Chinese Export Quotas
The Chinese have once again cut export quotas for the first 6 months of 2009 to 15,043 tonnes versus 22,780 tonnes in 2008 (http://www.metal-pages.com/news/story/36952/).
Will this have impact? With companies outside of China working down their own stockpiles, will they need to purchase as much? These are issues to watch closely this year.
This is where we got the FIREWORKS this year! I’m not sure anyone saw this coming (at least on the scale it erupted). The MIIT draft which spoke of the possible cessation of export for certain elements set off a chain of events that will forever mark 2009 as a pivotal year in the industry. The story really broke in September with the world’s media jumping on the story and wondering aloud with the headlines “Will the Chinese cut off the world from Rare Earths?” Despite a lot of bad information and misinterpretation, the controversy helped bring rare earths into the spotlight.

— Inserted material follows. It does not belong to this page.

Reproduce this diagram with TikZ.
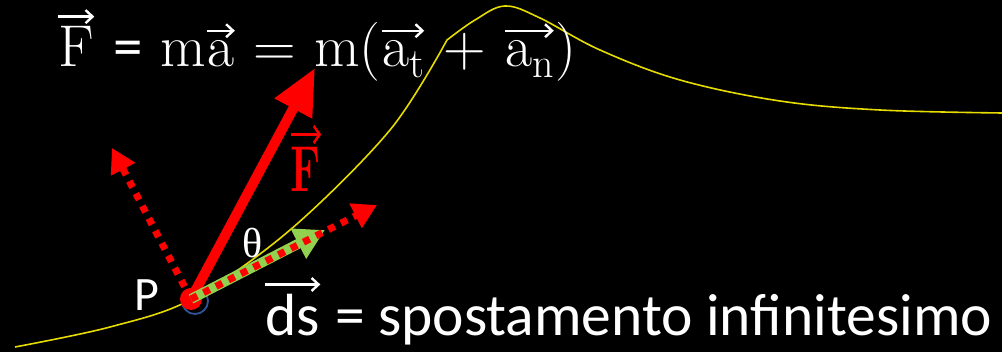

Even in the midst of the hooplah, REE prices didn’t spike as one might think. However, the prices of junior exploration companies searching for REEs did spike, and a lot of new money has flowed into the sector.
Who Blinks First?
Chinese officials have made it very clear: If foreign manufacturing companies move their facilities to China, they will be guaranteed a steady supply of rare earths. Many technology companies are reluctant to do this because they want to protect their intellectual property, but will the temptation of an endless REE supply be too much?
Companies continue to move operations to China, but the tension still exists.
This will probably remain a staple in the annual market outlook for years to come. New technologies, new exploration discoveries, basic economics, and geopolitics can all reverberate through our small industry. It is the nature of this fascinating sector.
The unexpected event this year was certainly the worldwide attention REEs garnered as a result of the MIIT Draft controversy. In addition, it has also been discovered by the media that REEs are necessary for the fulfillment of many green technologies. There will be more of the unexpected!
I wish you all the very best in 2009!